The subcommittee is chaired by Congressman Scott Fitzgerald of Wisconsin, who said he and Judiciary Committee Chairman Jim Jordan had discussed the matter at length. They concluded that the NFL commissioner was the one person who could answer many of their questions directly.
At the centre of the inquiry is the Sports Broadcasting Act, a law passed in 1961. The committee, together with the Department of Justice, which launched its own investigation over the winter, is examining the antitrust provisions the act created and how the leagues operate under them.
According to Fitzgerald, the NFL appears to have benefited the most of all the major league sports organisations from the act, and to have pushed the envelope on it. Other leagues that fall under the same provisions, including Major League Baseball and the NHL, are also part of what the committee and the Justice Department are looking into.
The law has its roots in the early 1960s.

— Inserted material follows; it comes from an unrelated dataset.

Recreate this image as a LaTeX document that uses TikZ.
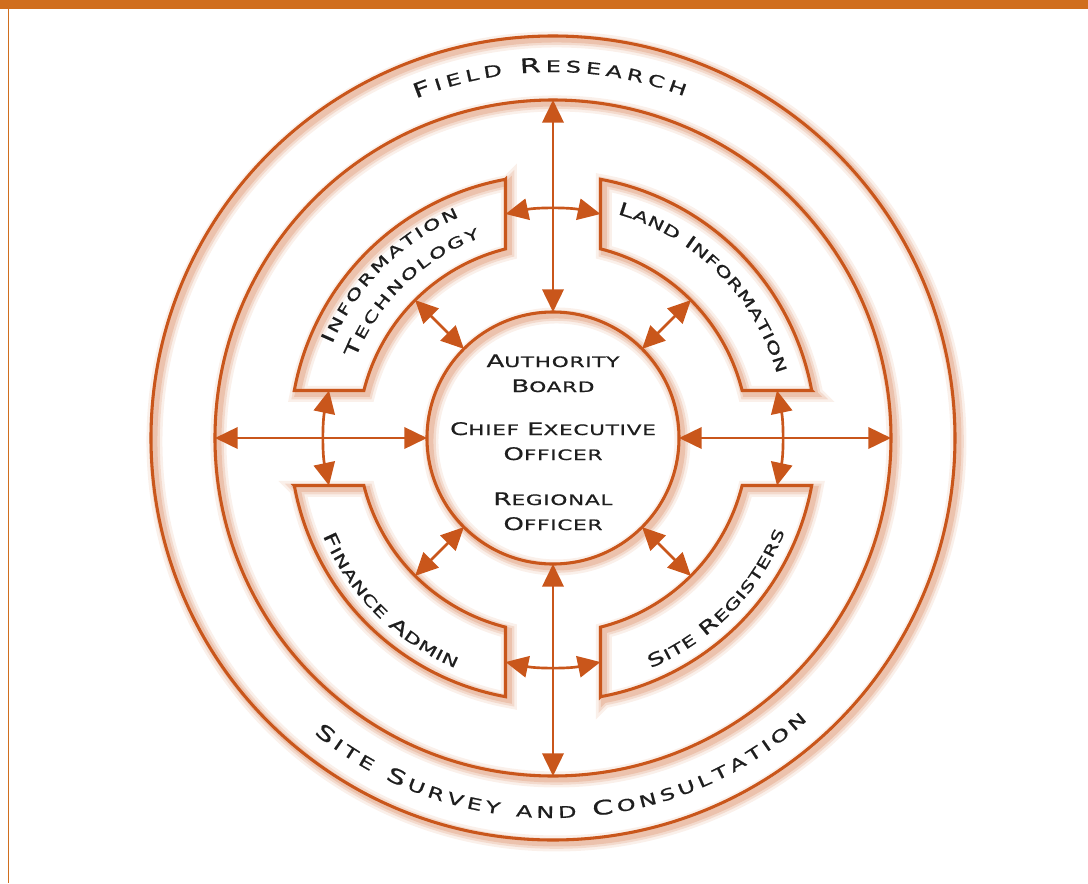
\documentclass[tikz,border=0pt]{standalone}
\usepackage{fontspec}
\usetikzlibrary{arrows.meta,decorations.text}
\newfontfamily\wide{DejaVu Sans}[FakeStretch=1.5,FakeBold=0.8,LetterSpace=5]
\definecolor{lc}{RGB}{201,86,27}
\definecolor{barc}{RGB}{208,110,30}
\definecolor{txt}{RGB}{30,30,30}
% font sizes for the fake small caps
\newcommand\cbig{\wide\fontsize{13pt}{15pt}\selectfont}
\newcommand\csml{\wide\fontsize{10.8pt}{12pt}\selectfont}
\newcommand\fbig{\wide\fontsize{15pt}{17pt}\selectfont}
\newcommand\fsml{\wide\fontsize{12pt}{14pt}\selectfont}
\newcommand\sbig{\wide\fontsize{13.5pt}{15pt}\selectfont}
\newcommand\ssml{\wide\fontsize{11pt}{13pt}\selectfont}
\newcommand\fsc[2]{{\cbig #1}{\csml #2}}
\begin{document}
\begin{tikzpicture}[x=0.75pt,y=0.75pt,
  glow/.style={
    preaction={draw=lc, draw opacity=0.09, line width=12pt, transform canvas={shift={(2.6pt,-2.6pt)}}},
    preaction={draw=lc, draw opacity=0.14, line width=8pt, transform canvas={shift={(2.6pt,-2.6pt)}}},
    preaction={draw=lc, draw opacity=0.18, line width=4.5pt, transform canvas={shift={(2.6pt,-2.6pt)}}}},
  ring/.style={glow, draw=lc, line width=2.3pt},
  disc/.style={ring, circle, inner sep=0pt, outer sep=0pt},
  arr/.style={draw=lc, line width=2pt,
    {Triangle[length=17pt,width=16pt]}-{Triangle[length=17pt,width=16pt]}},
  ctext/.style={text=txt, anchor=base, inner sep=0pt},
  arctext/.style={decorate, decoration={text along path, text align=fit to path, text color=txt, text={#1}}}
]
\useasboundingbox (-553,-445) rectangle (535,438);
% header bar and left rule
\fill[barc] (-553,429) rectangle (535,438);
\fill[barc] (-545,-445) rectangle (-543.5,429);

% rings
\node[disc, minimum size=603pt] (outer) at (0,0) {};
\node[disc, minimum size=507pt] (inner) at (0,0) {};
% four department segments
\foreach \r in {0,90,180,270}
  \draw[ring, rotate=\r] (-47.5,258.7) -- (-47.5,189.1)
    arc[start angle=104.1, end angle=165.9, radius=195] -- (-258.7,47.5)
    arc[start angle=169.6, end angle=100.4, radius=263] -- cycle;
\node[disc, minimum size=189pt] (core) at (0,0) {};

% radial connectors
\draw[arr] (inner.north) -- (core.north);
\draw[arr] (core.south) -- (inner.south);
\draw[arr] (inner.west) -- (core.west);
\draw[arr] (core.east) -- (inner.east);
\foreach \a in {45,135,225,315} {
  \coordinate (s\a) at (\a:195);
  \draw[arr] (core.\a) -- (s\a);
}
% connectors between neighbouring segments
\foreach \a in {0,90,180,270} {
  \coordinate (p\a) at ({\a+11.97}:229);
  \coordinate (q\a) at ({\a-11.97}:229);
  \draw[arr] (p\a) arc[start angle={\a+11.97}, end angle={\a-11.97}, radius=229];
}

% centre labels
\node[ctext] (l1) at (0,71)  {\fsc{A}{UTHORITY}};
\node[ctext] (l2) at (0,46)  {\fsc{B}{OARD}};
\node[ctext] (l3) at (0,3)   {\fsc{C}{HIEF}\hspace{6pt}\fsc{E}{XECUTIVE}};
\node[ctext] (l4) at (0,-22) {\fsc{O}{FFICER}};
\node[ctext] (l5) at (0,-67) {\fsc{R}{EGIONAL}};
\node[ctext] (l6) at (0,-92) {\fsc{O}{FFICER}};

% curved labels
\path[arctext={|\fbig|F|\fsml|IELD |\fbig|R|\fsml|ESEARCH}]
  (112:366) arc[start angle=112, end angle=69, radius=366];
\path[arctext={|\fbig|S|\fsml|ITE |\fbig|S|\fsml|URVEY AND |\fbig|C|\fsml|ONSULTATION}]
  (231:380) arc[start angle=231, end angle=312, radius=380];
\path[arctext={|\sbig|I|\ssml|NFORMATION}]
  (157:240) arc[start angle=157, end angle=113, radius=240];
\path[arctext={|\sbig|T|\ssml|ECHNOLOGY}]
  (158:213) arc[start angle=158, end angle=110, radius=213];
\path[arctext={|\sbig|L|\ssml|AND |\sbig|I|\ssml|NFORMATION}]
  (74:233) arc[start angle=74, end angle=16, radius=233];
\path[arctext={|\sbig|F|\ssml|INANCE |\sbig|A|\ssml|DMIN}]
  (203:250) arc[start angle=203, end angle=247, radius=250];
\path[arctext={|\sbig|S|\ssml|ITE |\sbig|R|\ssml|EGISTERS}]
  (293:250) arc[start angle=293, end angle=338, radius=250];
\end{tikzpicture}
\end{document}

When teams from the National Football League and the American Football League were brought together, they sought a strategy that would let them grow and compete in the open market by selling their product to be broadcast collectively, with the revenue expected to come from advertising tied to televised games.
Fitzgerald said the arrangement gave the leagues a stable footing in their negotiations and allowed them to keep growing. He noted that the NFL captured around 5 million dollars in broadcast revenue in its first season in 1961, a figure that has since grown to about 10 billion dollars.